> [Directive]
Return all of the data exactly as written, without the pictures.
══════════
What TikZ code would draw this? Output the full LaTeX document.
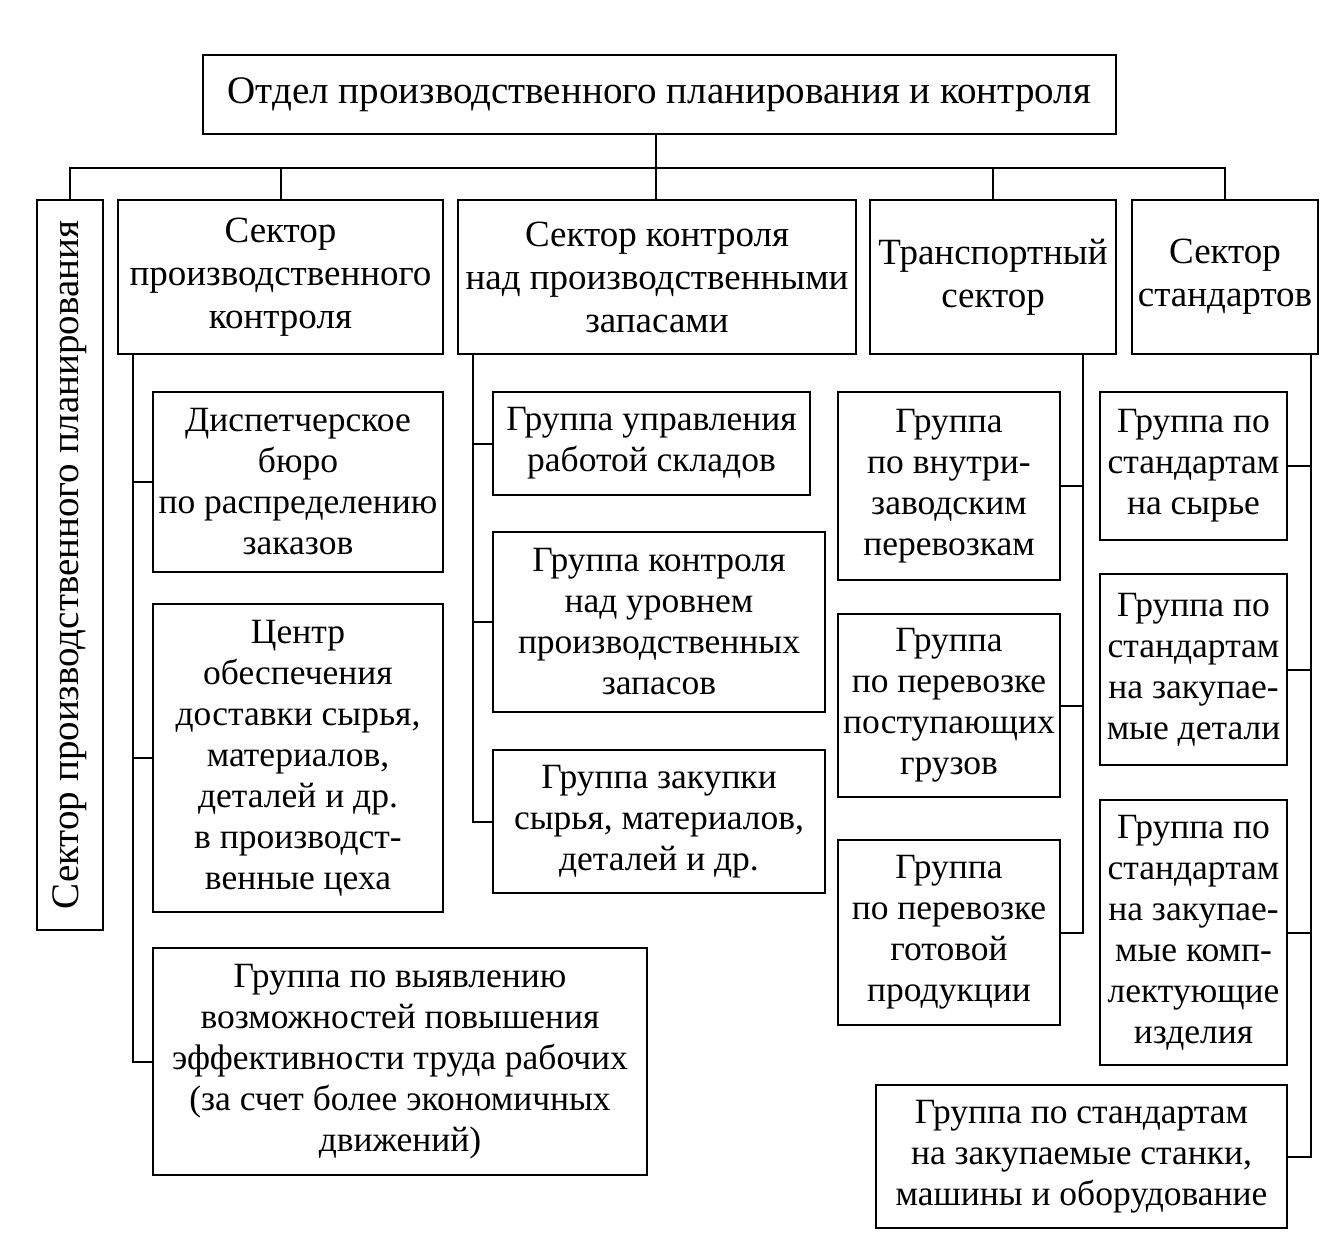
\documentclass[tikz,border=0pt]{standalone}
\usepackage{fontspec}
\setmainfont{Liberation Serif}
\begin{document}
\begin{tikzpicture}[x=1pt,y=-1pt,
  box/.style={draw, line width=2pt, align=center, inner sep=0pt,
    font=\fontsize{35.5}{41}\selectfont},
  sbox/.style={box, font=\fontsize{37}{43}\selectfont},
  conn/.style={line width=2pt}]
\useasboundingbox (0,0) rectangle (1344,1248);
% top
\node[box, minimum width=913pt, minimum height=79pt, font=\fontsize{39}{44}\selectfont] (top) at (659.5,94.5) {Отдел производственного планирования и контроля};
% sectors
\node[sbox, minimum width=66pt, minimum height=730pt] (plan) at (70,565) {};
\node[rotate=90, font=\fontsize{39}{44}\selectfont] (plantext) at (plan.center) {Сектор производственного планирования};
\node[sbox, minimum width=325pt, minimum height=154pt] (s1) at (280.5,277) {Сектор\\производственного\\контроля};
\node[sbox, minimum width=398pt, minimum height=154pt] (s2) at (657,277) {Сектор контроля\\над производственными\\запасами};
\node[sbox, minimum width=246pt, minimum height=154pt] (s3) at (993,277) {Транспортный\\сектор};
\node[sbox, minimum width=186pt, minimum height=154pt] (s4) at (1225,277) {Сектор\\стандартов};
% bus
\coordinate (bus) at (656,168);
\draw[conn] (top.south -| bus) -- (bus);
\draw[conn] (plan.north) |- (bus) -| (s4.north);
\draw[conn] (s1.north) -- (s1.north |- bus);
\draw[conn] (s2.north -| bus) -- (bus);
\draw[conn] (s3.north) -- (s3.north |- bus);
% column 1
\node[box, minimum width=290pt, minimum height=180pt] (a1) at (298,482) {Диспетчерское\\бюро\\по распределению\\заказов};
\node[box, minimum width=290pt, minimum height=308pt] (a2) at (298,758) {Центр\\обеспечения\\доставки сырья,\\материалов,\\деталей и др.\\в производст-\\венные цеха};
\node[box, minimum width=494pt, minimum height=227pt] (a3) at (400,1061.5) {Группа по выявлению\\возможностей повышения\\эффективности труда рабочих\\(за счет более экономичных\\движений)};
\coordinate (c1) at (133,354);
\draw[conn] (c1) |- (a3.west);
\draw[conn] (a1.west) -- (a1.west -| c1);
\draw[conn] (a2.west) -- (a2.west -| c1);
% column 2
\node[box, minimum width=317pt, minimum height=103pt] (b1) at (651.5,443.5) {Группа управления\\работой складов};
\node[box, minimum width=332pt, minimum height=180pt] (b2) at (659,622) {Группа контроля\\над уровнем\\производственных\\запасов};
\node[box, minimum width=332pt, minimum height=143pt] (b3) at (659,821.5) {Группа закупки\\сырья, материалов,\\деталей и др.};
\coordinate (c2) at (473,354);
\draw[conn] (c2) |- (b3.west);
\draw[conn] (b1.west) -- (b1.west -| c2);
\draw[conn] (b2.west) -- (b2.west -| c2);
% column 3
\node[box, minimum width=222pt, minimum height=188pt] (t1) at (949,486) {Группа\\по внутри-\\заводским\\перевозкам};
\node[box, minimum width=222pt, minimum height=183pt] (t2) at (949,705.5) {Группа\\по перевозке\\поступающих\\грузов};
\node[box, minimum width=222pt, minimum height=185pt] (t3) at (949,932.5) {Группа\\по перевозке\\готовой\\продукции};
\coordinate (c3) at (1083,354);
\draw[conn] (c3) |- (t3.east);
\draw[conn] (t1.east) -- (t1.east -| c3);
\draw[conn] (t2.east) -- (t2.east -| c3);
% column 4
\node[box, minimum width=187pt, minimum height=148pt] (d1) at (1193.5,466) {Группа по\\стандартам\\на сырье};
\node[box, minimum width=187pt, minimum height=191pt] (d2) at (1193.5,669.5) {Группа по\\стандартам\\на закупае-\\мые детали};
\node[box, minimum width=187pt, minimum height=265pt] (d3) at (1193.5,932.5) {Группа по\\стандартам\\на закупае-\\мые комп-\\лектующие\\изделия};
\node[box, minimum width=411pt, minimum height=143pt] (d4) at (1081.5,1156.5) {Группа по стандартам\\на закупаемые станки,\\машины и оборудование};
\coordinate (c4) at (1311,354);
\draw[conn] (c4) |- (d4.east);
\draw[conn] (d1.east) -- (d1.east -| c4);
\draw[conn] (d2.east) -- (d2.east -| c4);
\draw[conn] (d3.east) -- (d3.east -| c4);
\end{tikzpicture}
\end{document}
══════════
> [Final result]
What TikZ code would draw this? Output the full LaTeX document.
\documentclass[tikz,border=0pt]{standalone}
\usepackage{fontspec}
\setmainfont{Liberation Serif}
\begin{document}
\begin{tikzpicture}[x=1pt,y=-1pt,
  box/.style={draw, line width=2pt, align=center, inner sep=0pt,
    font=\fontsize{35.5}{41}\selectfont},
  sbox/.style={box, font=\fontsize{37}{43}\selectfont},
  conn/.style={line width=2pt}]
\useasboundingbox (0,0) rectangle (1344,1248);
% top
\node[box, minimum width=913pt, minimum height=79pt, font=\fontsize{39}{44}\selectfont] (top) at (659.5,94.5) {Отдел производственного планирования и контроля};
% sectors
\node[sbox, minimum width=66pt, minimum height=730pt] (plan) at (70,565) {};
\node[rotate=90, font=\fontsize{39}{44}\selectfont] (plantext) at (plan.center) {Сектор производственного планирования};
\node[sbox, minimum width=325pt, minimum height=154pt] (s1) at (280.5,277) {Сектор\\производственного\\контроля};
\node[sbox, minimum width=398pt, minimum height=154pt] (s2) at (657,277) {Сектор контроля\\над производственными\\запасами};
\node[sbox, minimum width=246pt, minimum height=154pt] (s3) at (993,277) {Транспортный\\сектор};
\node[sbox, minimum width=186pt, minimum height=154pt] (s4) at (1225,277) {Сектор\\стандартов};
% bus
\coordinate (bus) at (656,168);
\draw[conn] (top.south -| bus) -- (bus);
\draw[conn] (plan.north) |- (bus) -| (s4.north);
\draw[conn] (s1.north) -- (s1.north |- bus);
\draw[conn] (s2.north -| bus) -- (bus);
\draw[conn] (s3.north) -- (s3.north |- bus);
% column 1
\node[box, minimum width=290pt, minimum height=180pt] (a1) at (298,482) {Диспетчерское\\бюро\\по распределению\\заказов};
\node[box, minimum width=290pt, minimum height=308pt] (a2) at (298,758) {Центр\\обеспечения\\доставки сырья,\\материалов,\\деталей и др.\\в производст-\\венные цеха};
\node[box, minimum width=494pt, minimum height=227pt] (a3) at (400,1061.5) {Группа по выявлению\\возможностей повышения\\эффективности труда рабочих\\(за счет более экономичных\\движений)};
\coordinate (c1) at (133,354);
\draw[conn] (c1) |- (a3.west);
\draw[conn] (a1.west) -- (a1.west -| c1);
\draw[conn] (a2.west) -- (a2.west -| c1);
% column 2
\node[box, minimum width=317pt, minimum height=103pt] (b1) at (651.5,443.5) {Группа управления\\работой складов};
\node[box, minimum width=332pt, minimum height=180pt] (b2) at (659,622) {Группа контроля\\над уровнем\\производственных\\запасов};
\node[box, minimum width=332pt, minimum height=143pt] (b3) at (659,821.5) {Группа закупки\\сырья, материалов,\\деталей и др.};
\coordinate (c2) at (473,354);
\draw[conn] (c2) |- (b3.west);
\draw[conn] (b1.west) -- (b1.west -| c2);
\draw[conn] (b2.west) -- (b2.west -| c2);
% column 3
\node[box, minimum width=222pt, minimum height=188pt] (t1) at (949,486) {Группа\\по внутри-\\заводским\\перевозкам};
\node[box, minimum width=222pt, minimum height=183pt] (t2) at (949,705.5) {Группа\\по перевозке\\поступающих\\грузов};
\node[box, minimum width=222pt, minimum height=185pt] (t3) at (949,932.5) {Группа\\по перевозке\\готовой\\продукции};
\coordinate (c3) at (1083,354);
\draw[conn] (c3) |- (t3.east);
\draw[conn] (t1.east) -- (t1.east -| c3);
\draw[conn] (t2.east) -- (t2.east -| c3);
% column 4
\node[box, minimum width=187pt, minimum height=148pt] (d1) at (1193.5,466) {Группа по\\стандартам\\на сырье};
\node[box, minimum width=187pt, minimum height=191pt] (d2) at (1193.5,669.5) {Группа по\\стандартам\\на закупае-\\мые детали};
\node[box, minimum width=187pt, minimum height=265pt] (d3) at (1193.5,932.5) {Группа по\\стандартам\\на закупае-\\мые комп-\\лектующие\\изделия};
\node[box, minimum width=411pt, minimum height=143pt] (d4) at (1081.5,1156.5) {Группа по стандартам\\на закупаемые станки,\\машины и оборудование};
\coordinate (c4) at (1311,354);
\draw[conn] (c4) |- (d4.east);
\draw[conn] (d1.east) -- (d1.east -| c4);
\draw[conn] (d2.east) -- (d2.east -| c4);
\draw[conn] (d3.east) -- (d3.east -| c4);
\end{tikzpicture}
\end{document}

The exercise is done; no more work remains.